* [Records supplied]:
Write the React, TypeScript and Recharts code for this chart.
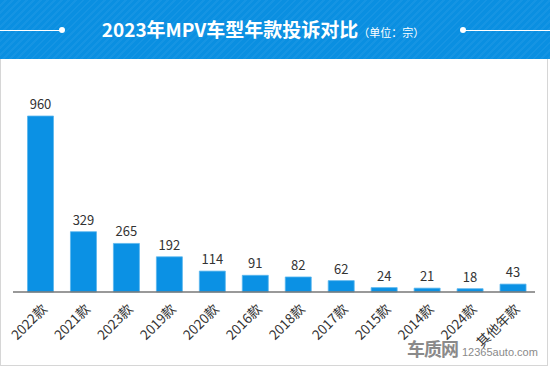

* * *

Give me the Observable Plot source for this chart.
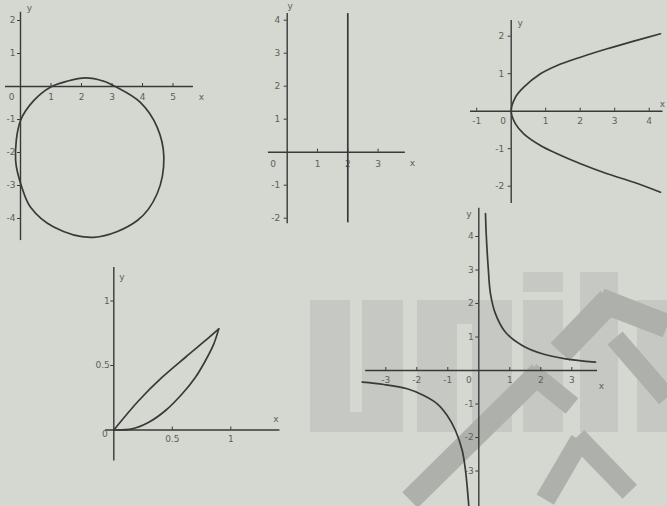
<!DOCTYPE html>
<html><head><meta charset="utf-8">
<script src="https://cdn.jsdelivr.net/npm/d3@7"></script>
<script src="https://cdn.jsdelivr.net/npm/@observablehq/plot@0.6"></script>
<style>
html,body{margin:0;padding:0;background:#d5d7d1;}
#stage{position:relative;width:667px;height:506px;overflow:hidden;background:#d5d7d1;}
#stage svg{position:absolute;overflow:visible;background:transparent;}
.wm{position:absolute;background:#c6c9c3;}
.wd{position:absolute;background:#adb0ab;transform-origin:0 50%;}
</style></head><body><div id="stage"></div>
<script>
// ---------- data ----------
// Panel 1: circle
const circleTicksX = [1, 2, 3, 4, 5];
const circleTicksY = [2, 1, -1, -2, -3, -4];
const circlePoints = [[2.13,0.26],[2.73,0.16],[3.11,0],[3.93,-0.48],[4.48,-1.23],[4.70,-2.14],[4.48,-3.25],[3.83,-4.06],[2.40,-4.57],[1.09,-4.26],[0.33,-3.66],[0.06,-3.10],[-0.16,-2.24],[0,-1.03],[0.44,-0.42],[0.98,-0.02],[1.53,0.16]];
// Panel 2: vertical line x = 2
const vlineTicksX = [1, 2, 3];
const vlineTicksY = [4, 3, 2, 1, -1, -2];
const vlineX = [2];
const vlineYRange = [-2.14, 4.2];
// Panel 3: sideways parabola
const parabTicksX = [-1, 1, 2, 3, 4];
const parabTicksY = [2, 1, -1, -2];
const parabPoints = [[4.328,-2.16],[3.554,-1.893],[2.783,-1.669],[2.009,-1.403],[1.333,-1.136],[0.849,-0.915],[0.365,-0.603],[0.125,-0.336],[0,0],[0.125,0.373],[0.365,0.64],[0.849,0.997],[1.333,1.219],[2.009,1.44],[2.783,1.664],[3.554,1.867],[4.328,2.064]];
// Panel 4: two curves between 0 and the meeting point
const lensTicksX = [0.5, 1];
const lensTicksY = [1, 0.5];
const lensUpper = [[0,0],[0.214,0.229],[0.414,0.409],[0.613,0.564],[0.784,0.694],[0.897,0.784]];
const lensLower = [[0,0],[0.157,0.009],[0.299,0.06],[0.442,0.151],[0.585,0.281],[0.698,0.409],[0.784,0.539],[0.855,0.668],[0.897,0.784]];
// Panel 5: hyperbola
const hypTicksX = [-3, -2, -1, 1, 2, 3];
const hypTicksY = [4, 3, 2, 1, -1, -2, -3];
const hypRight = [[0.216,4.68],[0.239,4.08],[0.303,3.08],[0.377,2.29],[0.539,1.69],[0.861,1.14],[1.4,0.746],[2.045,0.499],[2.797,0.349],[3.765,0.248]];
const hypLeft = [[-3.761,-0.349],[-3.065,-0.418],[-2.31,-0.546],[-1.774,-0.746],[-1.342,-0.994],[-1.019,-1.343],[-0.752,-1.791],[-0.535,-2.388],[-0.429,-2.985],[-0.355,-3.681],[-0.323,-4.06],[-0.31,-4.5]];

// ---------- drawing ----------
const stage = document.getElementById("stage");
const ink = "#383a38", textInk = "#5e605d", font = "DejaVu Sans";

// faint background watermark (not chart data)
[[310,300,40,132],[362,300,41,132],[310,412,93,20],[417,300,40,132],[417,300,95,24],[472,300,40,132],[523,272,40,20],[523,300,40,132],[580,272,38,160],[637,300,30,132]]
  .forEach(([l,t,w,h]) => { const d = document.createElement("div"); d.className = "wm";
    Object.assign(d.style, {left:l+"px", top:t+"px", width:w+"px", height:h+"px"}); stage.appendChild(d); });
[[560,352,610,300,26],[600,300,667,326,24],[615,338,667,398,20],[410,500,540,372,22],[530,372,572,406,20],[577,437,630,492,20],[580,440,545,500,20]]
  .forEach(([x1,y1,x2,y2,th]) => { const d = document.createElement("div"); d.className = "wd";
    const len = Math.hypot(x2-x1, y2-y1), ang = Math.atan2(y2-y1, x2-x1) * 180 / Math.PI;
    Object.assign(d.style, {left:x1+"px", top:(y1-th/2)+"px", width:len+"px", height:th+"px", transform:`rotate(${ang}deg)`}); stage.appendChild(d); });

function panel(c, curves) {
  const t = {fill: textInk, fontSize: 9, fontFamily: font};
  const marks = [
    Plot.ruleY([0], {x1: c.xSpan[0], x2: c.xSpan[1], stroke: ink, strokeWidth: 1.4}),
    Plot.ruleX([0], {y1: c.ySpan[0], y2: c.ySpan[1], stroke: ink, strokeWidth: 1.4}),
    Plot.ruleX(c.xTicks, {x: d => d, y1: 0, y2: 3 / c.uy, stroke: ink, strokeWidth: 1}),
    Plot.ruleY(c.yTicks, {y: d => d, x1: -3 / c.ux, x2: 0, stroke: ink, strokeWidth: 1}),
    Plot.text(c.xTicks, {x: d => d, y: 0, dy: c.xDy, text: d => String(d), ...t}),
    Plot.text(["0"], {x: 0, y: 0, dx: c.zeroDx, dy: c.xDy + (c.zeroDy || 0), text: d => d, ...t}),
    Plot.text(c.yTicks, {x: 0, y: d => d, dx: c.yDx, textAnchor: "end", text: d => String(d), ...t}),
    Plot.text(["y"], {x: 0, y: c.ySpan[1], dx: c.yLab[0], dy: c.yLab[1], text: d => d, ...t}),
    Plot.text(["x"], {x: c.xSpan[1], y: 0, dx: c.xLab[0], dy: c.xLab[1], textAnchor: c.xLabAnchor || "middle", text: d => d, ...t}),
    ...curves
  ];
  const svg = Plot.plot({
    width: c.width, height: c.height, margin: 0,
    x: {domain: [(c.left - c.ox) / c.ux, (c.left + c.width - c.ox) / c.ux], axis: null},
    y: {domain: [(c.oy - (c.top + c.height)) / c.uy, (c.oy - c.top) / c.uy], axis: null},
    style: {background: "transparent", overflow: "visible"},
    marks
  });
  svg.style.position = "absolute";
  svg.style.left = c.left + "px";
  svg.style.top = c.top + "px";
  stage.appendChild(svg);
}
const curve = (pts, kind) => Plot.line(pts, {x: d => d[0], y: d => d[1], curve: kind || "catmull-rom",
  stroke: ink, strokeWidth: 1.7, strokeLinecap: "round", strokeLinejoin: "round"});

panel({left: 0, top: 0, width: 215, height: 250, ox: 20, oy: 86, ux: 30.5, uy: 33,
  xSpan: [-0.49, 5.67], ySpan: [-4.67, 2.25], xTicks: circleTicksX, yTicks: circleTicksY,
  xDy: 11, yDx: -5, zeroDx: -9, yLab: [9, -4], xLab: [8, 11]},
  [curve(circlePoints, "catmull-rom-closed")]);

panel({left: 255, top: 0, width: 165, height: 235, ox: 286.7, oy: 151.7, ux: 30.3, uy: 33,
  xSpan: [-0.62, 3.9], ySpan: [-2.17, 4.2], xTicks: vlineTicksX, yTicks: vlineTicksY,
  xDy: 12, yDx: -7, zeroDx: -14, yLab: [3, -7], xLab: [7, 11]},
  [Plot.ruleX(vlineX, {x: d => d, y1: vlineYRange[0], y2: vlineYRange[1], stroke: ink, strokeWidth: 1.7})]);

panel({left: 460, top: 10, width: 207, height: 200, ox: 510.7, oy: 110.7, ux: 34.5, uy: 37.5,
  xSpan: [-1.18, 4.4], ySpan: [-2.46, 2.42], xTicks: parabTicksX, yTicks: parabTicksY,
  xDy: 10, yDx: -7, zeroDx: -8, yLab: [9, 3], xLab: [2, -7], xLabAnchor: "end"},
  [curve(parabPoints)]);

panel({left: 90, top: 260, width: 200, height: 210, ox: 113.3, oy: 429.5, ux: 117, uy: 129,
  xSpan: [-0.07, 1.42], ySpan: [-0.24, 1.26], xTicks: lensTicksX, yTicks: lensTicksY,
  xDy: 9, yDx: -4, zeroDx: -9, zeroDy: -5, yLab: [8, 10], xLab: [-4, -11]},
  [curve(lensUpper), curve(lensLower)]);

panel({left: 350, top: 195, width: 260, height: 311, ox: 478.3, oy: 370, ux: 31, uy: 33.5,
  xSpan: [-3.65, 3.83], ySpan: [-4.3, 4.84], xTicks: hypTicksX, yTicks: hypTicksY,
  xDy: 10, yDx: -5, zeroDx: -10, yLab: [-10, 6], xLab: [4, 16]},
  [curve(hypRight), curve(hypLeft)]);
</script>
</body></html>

* [Directions]:
Copy each line of the listing that contains the string "this".

* [Answer for the task]:
Write the React, TypeScript and Recharts code for this chart.
Give me the Observable Plot source for this chart.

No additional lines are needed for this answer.